Durante los siglos XVI al XVIII, encontramos que la teología se debe enfrentar a la inclusión de las nuevas gentes dentro de su propia formulación doctrinal de la salvación. La solución magisterial residirá en distinguir entre salvación y gracia. Si bien fuera de la Iglesia romana no hay salvación, sí que hay gracia. Todos los hombres reciben la gracia que les impulsa hacia la Iglesia. Pero será la diatriba con el mundo moderno en el siglo XIX, recordemos el Syllabus y el Concilio Vaticano I, la que llevará las posiciones hasta el paroxismo. Su máxima expresión será la formulación popular en los catecismos. La fórmula era inculcada en las conciencias con una dureza extrema, hasta el punto que resultará casi imposible de modificar su férrea materialidad cuando cambien las circunstancias sociales y eclesiales en el siglo XX. Durante este siglo cambiarán las perspectivas desde las que se analizan la cuestión de la salvación. Una visión más existencial e histórica hará variar el punto de partida. No se trata de la salvación jurídica, o de una perspectiva extrínseca, sino de la salvación personal, de las circunstancias de cada cual. Un hito en esta cuestión será el número ocho de Lumen Gentium. Si la Iglesia de Cristo subsistit inla católica, otras realidades eclesiales pueden vehicular la salvación y, por tanto, sí hay salvación fuera de la Iglesia. De la misma manera que los no católicos pueden salvarse, los no cristianos también están asociados al misterio pascual de algún modo. Toda salvación, como dijera de Lubac, viene de la Iglesia, pero ésta no se reduce a la dimensión jurídica.

El segundo bloque, que abarca los capítulos 9, 10 y 11, intenta una reflexión sistemática entorno a la hermenéutica de textos magisteriales. Es una puesta al día y una asunción de las consecuencias que tiene para la Iglesia el análisis de los textos de la Tradición y su interpretación. Recogiendo los logros de este camino elaborado por Sesboüe, encontramos que el Magisterio tiene un deber ineludible de interpretar los textos que le han sido revelados, ese deber implica también el reconocimiento de una deuda. El magisterio siempre está al servicio de la revelación, no es revelación propiamente dicha. Para cumplir la misión de interpretar los textos, la Iglesia entera ha sido agraciada con la infalibilidad, de modo que, en cuestión de fe, no pueda fallar. Formalmente, el magisterio es el que ejerce esa infalibilidad como servicio a la Palabra y al pueblo creyente.
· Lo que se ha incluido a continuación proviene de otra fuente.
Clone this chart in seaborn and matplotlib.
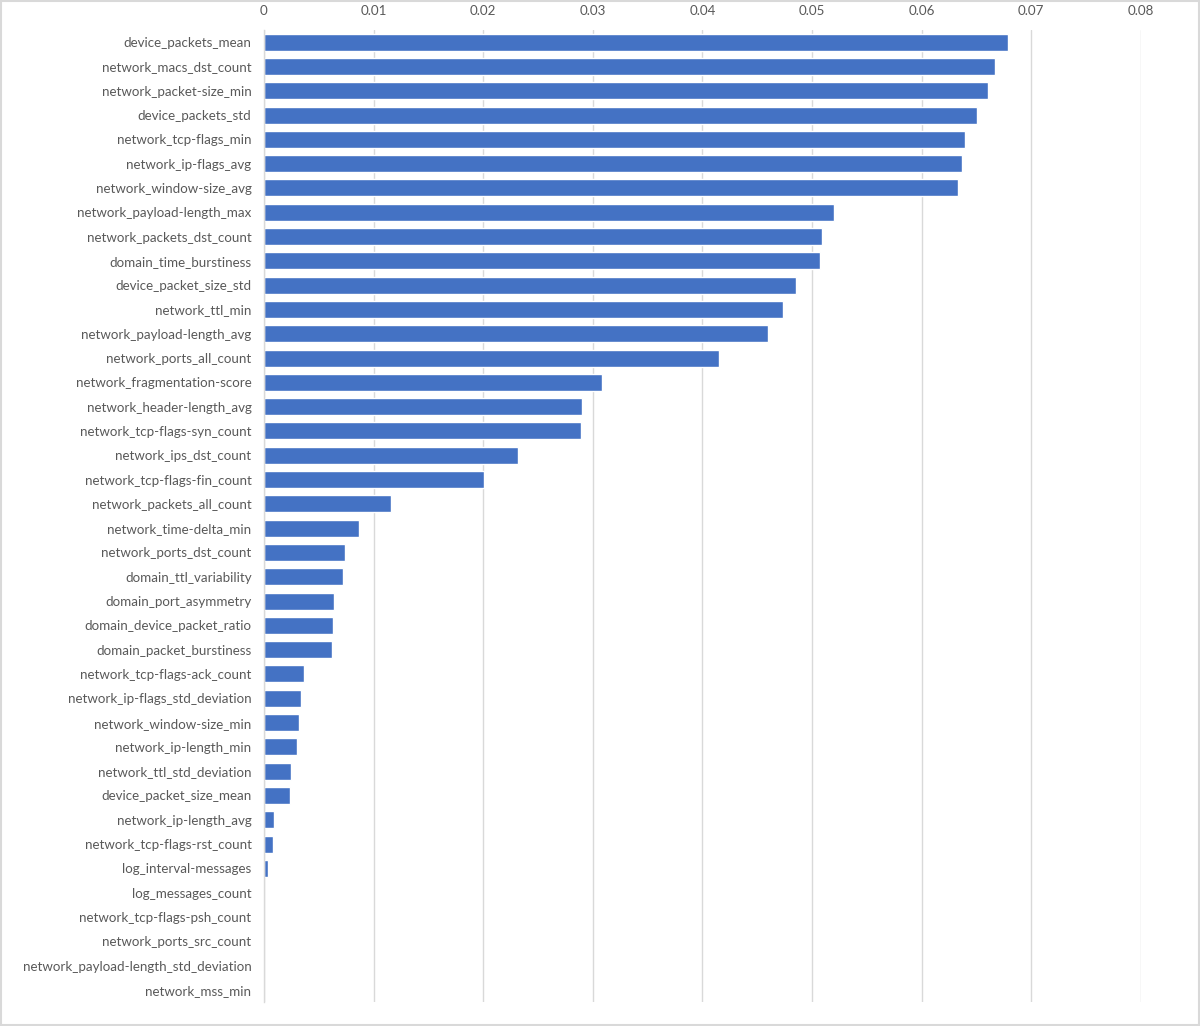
import matplotlib
matplotlib.use("Agg")
import matplotlib.pyplot as plt
import seaborn as sns
import pandas as pd
from matplotlib.patches import Rectangle
from matplotlib.ticker import FuncFormatter

features = [
    "device_packets_mean", "network_macs_dst_count", "network_packet-size_min",
    "device_packets_std", "network_tcp-flags_min", "network_ip-flags_avg",
    "network_window-size_avg", "network_payload-length_max", "network_packets_dst_count",
    "domain_time_burstiness", "device_packet_size_std", "network_ttl_min",
    "network_payload-length_avg", "network_ports_all_count", "network_fragmentation-score",
    "network_header-length_avg", "network_tcp-flags-syn_count", "network_ips_dst_count",
    "network_tcp-flags-fin_count", "network_packets_all_count", "network_time-delta_min",
    "network_ports_dst_count", "domain_ttl_variability", "domain_port_asymmetry",
    "domain_device_packet_ratio", "domain_packet_burstiness", "network_tcp-flags-ack_count",
    "network_ip-flags_std_deviation", "network_window-size_min", "network_ip-length_min",
    "network_ttl_std_deviation", "device_packet_size_mean", "network_ip-length_avg",
    "network_tcp-flags-rst_count", "log_interval-messages", "log_messages_count",
    "network_tcp-flags-psh_count", "network_ports_src_count",
    "network_payload-length_std_deviation", "network_mss_min",
]
importance = [
    0.0679, 0.0667, 0.0661, 0.0651, 0.0640, 0.0637, 0.0633, 0.0520, 0.0509, 0.0507,
    0.0485, 0.0474, 0.0460, 0.0415, 0.0308, 0.0290, 0.0289, 0.0232, 0.0201, 0.0116,
    0.0087, 0.0074, 0.0072, 0.0064, 0.0063, 0.0062, 0.00365, 0.0034, 0.0032, 0.0030,
    0.0025, 0.0024, 0.0009, 0.00086, 0.00037, 0.0, 0.0, 0.0, 0.0, 0.0,
]
x_ticks = [0, 0.01, 0.02, 0.03, 0.04, 0.05, 0.06, 0.07, 0.08]

sns.set_theme(style="white")
plt.rcParams["font.family"] = ["Lato", "DejaVu Sans"]

BAR = "#4472C4"
GRID = "#D9D9D9"
TEXT = "#595959"

df = pd.DataFrame({"feature": features, "importance": importance})

fig = plt.figure(figsize=(12, 10.26), dpi=100)
ax = fig.add_axes([0.22, 0.0234, 0.7306, 0.9474])

sns.barplot(data=df, x="importance", y="feature", orient="h", color=BAR,
            width=0.7, saturation=1, ax=ax)

ax.set_xlim(0, 0.08)
ax.set_xticks(x_ticks)
ax.xaxis.set_major_formatter(FuncFormatter(lambda v, _: f"{v:g}"))
ax.xaxis.tick_top()
ax.tick_params(axis="x", length=0, pad=9.5, labelsize=9.6, labelcolor=TEXT)
ax.tick_params(axis="y", length=0, pad=9, labelsize=9.6, labelcolor=TEXT)
ax.set_xlabel("")
ax.set_ylabel("")
ax.grid(axis="x", color=GRID, linewidth=1)
ax.set_axisbelow(True)
for side in ["top", "right", "bottom"]:
    ax.spines[side].set_visible(False)
ax.spines["left"].set_color(GRID)
ax.spines["left"].set_linewidth(1)

# light border round the whole chart area, as in the source
fig.patches.append(Rectangle((0.001, 0.001), 0.998, 0.998, transform=fig.transFigure,
                             fill=False, edgecolor=GRID, linewidth=1.5))

fig.savefig("out.png", dpi=100)
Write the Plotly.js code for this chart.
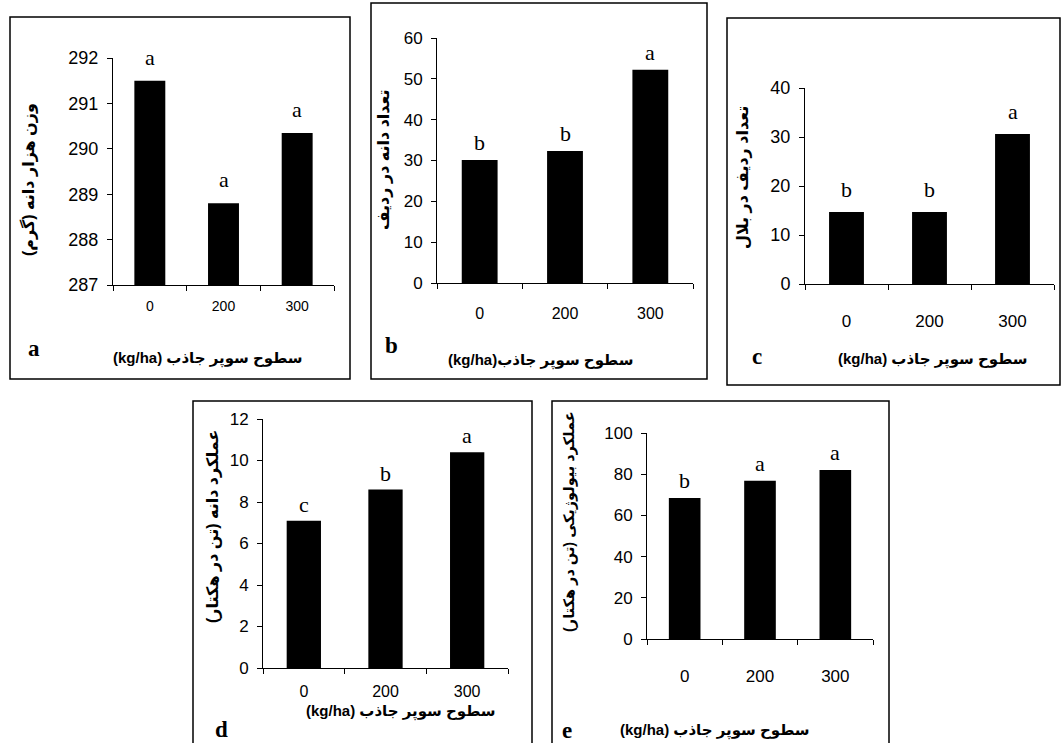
<!DOCTYPE html>
<html>
<head>
<meta charset="utf-8">
<script src="https://cdn.plot.ly/plotly-3.0.1.min.js"></script>
<style>html,body{margin:0;padding:0;background:#fff;}#chart{width:1062px;height:743px;}</style>
</head>
<body>
<div id="chart"></div>
<script>
// ---- data ----
const categories = ['0', '200', '300'];
const seedWeight = [291.5, 288.8, 290.35];      // a
const grainsPerRow = [30.1, 32.3, 52.2];        // b
const rowsPerEar = [14.7, 14.7, 30.6];          // c
const grainYield = [7.1, 8.6, 10.4];            // d
const bioYield = [68.4, 76.8, 82.0];            // e
const lettersA = ['a', 'a', 'a'];
const lettersB = ['b', 'b', 'a'];
const lettersC = ['b', 'b', 'a'];
const lettersD = ['c', 'b', 'a'];
const lettersE = ['b', 'a', 'a'];
const yTitleA = 'وزن هزار دانه (گرم)\u200F';
const yTitleB = 'تعداد دانه در ردیف';
const yTitleC = 'تعداد ردیف در بلال';
const yTitleD = 'عملکرد دانه (تن در هکتار)\u200F';
const yTitleE = 'عملکرد بیولوژیکی (تن در هکتار)\u200F';
const xTitle = '(kg/ha) سطوح سوپر جاذب';
const xTitleB = '(kg/ha)سطوح سوپر جاذب';

// ---- layout helpers ----
const W = 1062, H = 743;
const px = v => v / W;
const py = v => 1 - v / H;
const SANS = 'Liberation Sans, Arial, DejaVu Sans, sans-serif';
const SERIF = 'Liberation Serif, Times New Roman, serif';
const TITLEF = 'Liberation Sans, DejaVu Sans, sans-serif';

const panels = [
  {id: '', vals: seedWeight, letters: lettersA, range: [287, 292], dtick: 1,
   x: [113, 334], y: [58, 285], yfont: 18, xfont: 14, xstand: 8, lshift: 9, ytsize: 16,
   box: [10, 17, 350, 379], ytitle: yTitleA, yt: [28, 180], xt: xTitle, xtp: [208, 358], lab: 'a', labp: [34, 348]},
  {id: '2', vals: grainsPerRow, letters: lettersB, range: [0, 60], dtick: 10,
   x: [437, 693], y: [38, 283], yfont: 17, xfont: 16, xstand: 16, lshift: 3, ytsize: 16,
   box: [371, 3, 707, 379], ytitle: yTitleB, yt: [384, 160], xt: xTitleB, xtp: [540, 360], lab: 'b', labp: [391, 345]},
  {id: '3', vals: rowsPerEar, letters: lettersC, range: [0, 40], dtick: 10,
   x: [805, 1054], y: [88, 284], yfont: 18, xfont: 17, xstand: 22, lshift: 8, ytsize: 16,
   box: [727, 18, 1060, 385], ytitle: yTitleC, yt: [743, 178], xt: xTitle, xtp: [933, 359], lab: 'c', labp: [757, 356]},
  {id: '4', vals: grainYield, letters: lettersD, range: [0, 12], dtick: 2,
   x: [263, 508], y: [419, 668], yfont: 17, xfont: 16, xstand: 9, lshift: 2, ytsize: 16,
   box: [193, 401, 532, 760], ytitle: yTitleD, yt: [213, 527], xt: xTitle, xtp: [401, 711], lab: 'd', labp: [221, 729]},
  {id: '5', vals: bioYield, letters: lettersE, range: [0, 100], dtick: 20,
   x: [647, 873], y: [433, 639], yfont: 17, xfont: 17, xstand: 22, lshift: 3, ytsize: 14.5,
   box: [552, 401, 889, 760], ytitle: yTitleE, yt: [569, 522], xt: xTitle, xtp: [715, 730], lab: 'e', labp: [567, 730]}
];

const data = [];
const layout = {
  width: W, height: H,
  margin: {l: 0, r: 0, t: 0, b: 0},
  paper_bgcolor: '#ffffff', plot_bgcolor: 'rgba(0,0,0,0)',
  showlegend: false, bargap: 0.58,
  annotations: [], shapes: []
};

panels.forEach(p => {
  const xa = 'xaxis' + p.id, ya = 'yaxis' + p.id;
  const xr = 'x' + p.id, yr = 'y' + p.id;
  data.push({
    type: 'bar', x: categories, y: p.vals, xaxis: xr, yaxis: yr,
    marker: {color: '#000000', line: {width: 0}},
    hoverinfo: 'none'
  });
  layout[xa] = {
    domain: [px(p.x[0]), px(p.x[1])], anchor: yr, type: 'category',
    categoryarray: categories, categoryorder: 'array',
    range: [-0.5, 2.5], fixedrange: true,
    showline: true, linecolor: '#000', linewidth: 1, mirror: false,
    ticks: 'outside', tickson: 'boundaries', ticklen: 5, tickcolor: '#000', tickwidth: 1,
    showgrid: false, zeroline: false,
    tickfont: {family: SANS, size: p.xfont, color: '#000'},
    ticklabelstandoff: p.xstand
  };
  layout[ya] = {
    domain: [py(p.y[1]), py(p.y[0])], anchor: xr,
    range: p.range, dtick: p.dtick, tick0: 0, fixedrange: true,
    showline: true, linecolor: '#000', linewidth: 1,
    ticks: 'outside', ticklen: 5, tickcolor: '#000', tickwidth: 1,
    showgrid: false, zeroline: false,
    tickfont: {family: SANS, size: p.yfont, color: '#000'},
    ticklabelstandoff: 5
  };
  // significance letters (x given as category index)
  p.letters.forEach((L, i) => {
    layout.annotations.push({
      xref: xr, yref: yr, x: i, y: p.vals[i], text: L,
      showarrow: false, yanchor: 'bottom', yshift: p.lshift,
      font: {family: SERIF, size: 22, color: '#000'}
    });
  });
  // y title
  layout.annotations.push({
    xref: 'paper', yref: 'paper', x: px(p.yt[0]), y: py(p.yt[1]),
    text: '<b>' + p.ytitle + '</b>', textangle: -90, showarrow: false,
    xanchor: 'center', yanchor: 'middle',
    font: {family: TITLEF, size: p.ytsize, color: '#000'}
  });
  // x title
  layout.annotations.push({
    xref: 'paper', yref: 'paper', x: px(p.xtp[0]), y: py(p.xtp[1]),
    text: '<b>' + p.xt + '</b>', showarrow: false,
    xanchor: 'center', yanchor: 'middle',
    font: {family: TITLEF, size: 15, color: '#000'}
  });
  // panel label
  layout.annotations.push({
    xref: 'paper', yref: 'paper', x: px(p.labp[0]), y: py(p.labp[1]),
    text: '<b>' + p.lab + '</b>', showarrow: false,
    xanchor: 'center', yanchor: 'middle',
    font: {family: SERIF, size: 23, color: '#000'}
  });
  // frame
  layout.shapes.push({
    type: 'rect', xref: 'paper', yref: 'paper',
    x0: px(p.box[0]), x1: px(p.box[2]), y0: py(p.box[3]), y1: py(p.box[1]),
    line: {color: '#000', width: 1.5}, fillcolor: 'rgba(0,0,0,0)', layer: 'below'
  });
});

Plotly.newPlot('chart', data, layout, {displayModeBar: false, staticPlot: true});
</script>
</body>
</html>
Para cumplir con tal infalibilidad en la interpretación, la Iglesiadebe tener presentes unos principios metodológicos: la Palabra de Dios echa palabra humana debe ser interpretada usando todos los métodos para la interpretación de textos; cualquier método que valga para interpretar la Escritura vale, mutatis mutandis, para la interpretación de los textos magisteriales; toda interpretación magisterial es perfectible, de ahí que tenga necesidad de interpretación y adaptación a las circunstancias históricas, porque una formulación dogmática no ejerce su autoridad de la misma manera sobre los contemporáneos que en su devenir histórico; toda formulación dogmática debe ser interpretada según el conjunto de la tradición y el sentido de la fe, aceptando la jerarquía de verdades y la jerarquía de documentos.

Creemos que la obra aporta una manera de enfrentar los problemas de interpretación que han surgido en los años posteriores a la reforma conciliar. Muchos creyeron que se podía hacer borrón y cuenta nueva e inventar la fe ab novo, pero la fe tiene unos cimientos tan antiguos como la propia historia humana y nada se construye, que sea humano, sin contar con la tradición, mucho menos en la Iglesia. La fidelidad a la tradición es la única vía para construir un futuro verdaderamente humano, pero se necesita que el dogma sea flexible, de lo contrario, como decía Avery Dulles, sería de una extrema fragilidad. La única manera de que una estructura se conserve es que sea flexible, “es la flexibilidad la que permite a una estructura subsistir en un mundo en mutación” (378-379).